Monday, August 10, 2015

非差別、非二元性

次のビデオのティク・ナット・ハンの重要なメッセージは以下の通りです。

(1:08:33~1:13:53をご覧ください)

仏陀は、「はい、その通りです。私たちはただ(外部世界を)旅することによって生と死、悲惨、差別のこの世界から抜け出すことはできません。たとえ、光の速度で移動したとしても」と言いました。しかし、抜け出す方法はあります。それは内面を見ることです。ただ、あなたのこの外見上の肉体を見てください。すると、あなたは抜け出す方法を見つけます。
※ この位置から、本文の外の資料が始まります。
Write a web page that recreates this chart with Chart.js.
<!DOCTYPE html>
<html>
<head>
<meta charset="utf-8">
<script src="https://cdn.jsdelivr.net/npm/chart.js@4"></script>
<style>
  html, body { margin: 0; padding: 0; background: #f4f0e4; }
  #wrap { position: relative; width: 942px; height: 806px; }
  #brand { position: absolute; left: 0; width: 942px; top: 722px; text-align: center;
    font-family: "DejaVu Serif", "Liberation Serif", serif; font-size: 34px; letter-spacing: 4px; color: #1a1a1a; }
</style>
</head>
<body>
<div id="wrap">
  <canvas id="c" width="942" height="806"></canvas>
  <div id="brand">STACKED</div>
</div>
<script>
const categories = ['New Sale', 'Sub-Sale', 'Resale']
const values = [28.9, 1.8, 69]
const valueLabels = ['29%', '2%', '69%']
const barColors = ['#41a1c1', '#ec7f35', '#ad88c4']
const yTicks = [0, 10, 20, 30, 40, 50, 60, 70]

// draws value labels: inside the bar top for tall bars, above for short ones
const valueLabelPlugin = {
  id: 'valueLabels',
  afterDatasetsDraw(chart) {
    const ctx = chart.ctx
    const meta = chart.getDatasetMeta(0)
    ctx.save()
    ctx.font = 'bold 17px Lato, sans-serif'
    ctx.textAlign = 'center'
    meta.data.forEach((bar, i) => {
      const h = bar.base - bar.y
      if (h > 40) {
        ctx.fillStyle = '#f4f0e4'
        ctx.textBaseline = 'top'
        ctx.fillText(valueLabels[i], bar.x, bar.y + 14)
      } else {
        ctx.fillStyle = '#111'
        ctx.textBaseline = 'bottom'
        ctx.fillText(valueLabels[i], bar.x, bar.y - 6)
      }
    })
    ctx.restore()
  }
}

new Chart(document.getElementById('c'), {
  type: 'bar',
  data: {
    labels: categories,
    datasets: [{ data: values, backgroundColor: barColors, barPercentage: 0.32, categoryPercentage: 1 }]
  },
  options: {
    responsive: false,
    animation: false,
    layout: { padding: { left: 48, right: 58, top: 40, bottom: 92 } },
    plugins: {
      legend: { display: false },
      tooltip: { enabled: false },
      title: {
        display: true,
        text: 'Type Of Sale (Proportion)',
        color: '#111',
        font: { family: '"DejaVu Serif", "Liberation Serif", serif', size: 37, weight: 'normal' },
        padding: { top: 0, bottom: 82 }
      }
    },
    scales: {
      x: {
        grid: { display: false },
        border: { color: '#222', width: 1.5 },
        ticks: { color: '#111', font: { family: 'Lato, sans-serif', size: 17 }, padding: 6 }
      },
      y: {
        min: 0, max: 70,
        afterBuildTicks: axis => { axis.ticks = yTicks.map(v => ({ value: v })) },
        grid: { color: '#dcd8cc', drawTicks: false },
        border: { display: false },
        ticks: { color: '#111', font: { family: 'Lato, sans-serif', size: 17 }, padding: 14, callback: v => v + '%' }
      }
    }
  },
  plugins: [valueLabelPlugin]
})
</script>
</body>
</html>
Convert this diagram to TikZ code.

あなたは不生不死、存在も非存在もない世界に触れます。ただ、あなたの体を深く観れば、あなたは不生不死、存在も非存在もない性質に触れます。あなたは旅する必要はありません。ただ、そこで座禅を組んで、観て下さい。瞑想の力、奇跡があります。あなたはただ深く観ること、即ち瞑想によって、この生と死の世界、悲惨、暴力、差別の世界から抜け出します。これは非常に短いですが、素晴らしいお経です。私たちの本質に触れるために、深く観ることについてのお経です。私たちの本質は不生不死の性質であり、それがあるがままの現実​​です。私たちはその本質に触れることができます。

あなたがあなた自身を観れば、相互依存の性質に触れます。あなたは自分だけ一人では存在できません。あなたは世界と相互に依存する必要があります。あなたの中を観れば、水、土、空気、熱を見ます。自分の中に全宇宙を見るのです。あなたが世界であるということです。どうやって、世界が世界から抜け出せるでしょうか?あなたが世界から抜け出せると考えることは、世界が世界から抜け出せると考えることです。それは可能ではありません。それは二元的な思考です。自分が主体であり、自分は(独立した)自己であり、自分は世界ではない、だから自分は世界から抜け出せるとあなたは考えているのです。もし、あなたが世界は自分の中にあり、自分が世界であることを知れば、あなたは二元的な思考から免れます。すると、あなたはもはやそのような欲望や希望、錯覚を持つことはありません。

ですから、科学者はその方向で試みるべきです。もし、彼らが二元的な方向で考え続けるなら、ぐるぐる回るだけです。あなたは自分の中に世界を見て、自分が世界であることを理解する必要があります。私たちの時代の多くの科学者はまだここ(体)の中に意識があると信じて、外部にある現実の世界へ手を伸ばそうとしており、主体と客体、即ち知覚(知覚者と知覚対象)という二元的思考に捉われています。知覚の主体がここ(体)の中にある私たちの意識であり、知覚の対象が外部世界であると考えているのです。仏教ではそれを二重の捉われと呼びます。二つの独立した実体としての、主体と客体の概念にあなたは捉われています。そして、まだそのような障害、つまり二元的思考に捉われているなら、あなたは自由になれません。そして、私たちがお互いに引き起こしてきた苦しみの殆どは、二元的思考、差別が原因です。二元的思考や差別は恐れ、怒り、戦争、互いの根絶をもたらします。ですから、生命を守ることに関する第一のマインドフルネス訓練は非差別、非二元性の洞察に基づいていなければなりません。

あなたが平和を手に入れられるのは、全ての武器を廃止することによってではありません。非武装は根源において実施されるべきです。その根源とは、二元的思考、差別です。それが仏陀の洞察です。正しい思考は、非差別、非二元性に沿っていなければなりません。もし、あなたが非二元性、非差別の方向で考えるなら、もはや怒り、恐れはありません。ですから、その理解、その洞察なしでは、私たちは本当に仏教倫理と称されることはできません。正しい思考とは、もちろん思いやり、理解に沿った思考の一種です。しかし、それは非差別、非二元性の洞察に基づいているのです。もし、あなたが脳は一つの(独立した)物であり、脳によって生じた意識は別物であると考え続けるなら、あなたはまだ二元的思考に捉われています。